SWIF borrowers pay a fixed 7.5 percent interest rate and have up to 10 years to repay amounts for real estate, six years for equipment. They also must make monthly and annual financial reports. In return, SWIF provides free technical assistance for the life of their loan. Berger said loan loss has been less than 5 percent. The SWIF Microenterprise Loan Program, which also is available for expanding small businesses, is supported by the U.S. Small Business Administration and the U.S. Department of Agriculture.
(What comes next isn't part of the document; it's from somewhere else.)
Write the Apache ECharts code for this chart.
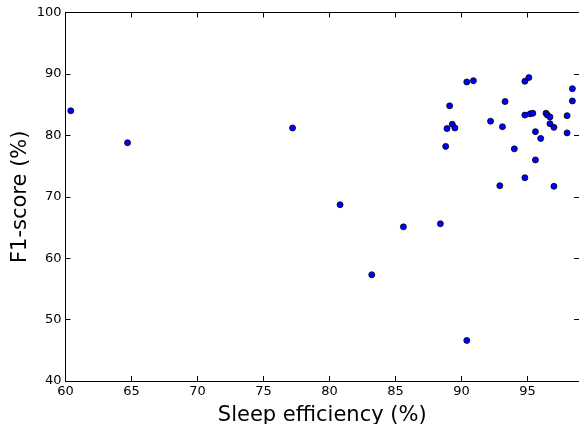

"Our job is to fill a void, to serve an otherwise unbankable market and help these people find what they need to pursue their passion," Thompson said.

Capacity for more

According to Kirchoff and Thielman, the fastest-growing segment of small business are those owned by minorities and immigrants. St. Cloud continues to become more diverse, and the CMSBDC is taking steps to bridge the gap. This year, it will hire a bilingual consultant to work with the Latino community.

"Let's face it, 80 percent of small businesses fail in the first five years," Kirchoff said. "It's not easy, but 80 percent of those businesses that make it five years are ones that worked with technical assistance providers. That's because we're not a cheerleading squad. We ask the tough questions."

The CMSBDC has worked with SWIF on about five projects in the past two years, and both organizations say there is capacity for much more.

As for Truong, he knows the path to prosperity isn't smooth. But he's being coached and prepared for the times that are rough and the promotions that don't work.

"Financially, they helped me get to the next level," Truong said. "There was a salon for sale in St. Cloud for about $10,000 when I was thinking of doing this, but I'm glad I went this route because I'm much more proud of what I've been able to do. It's much more appealing. I didn't expect my first business to be like this."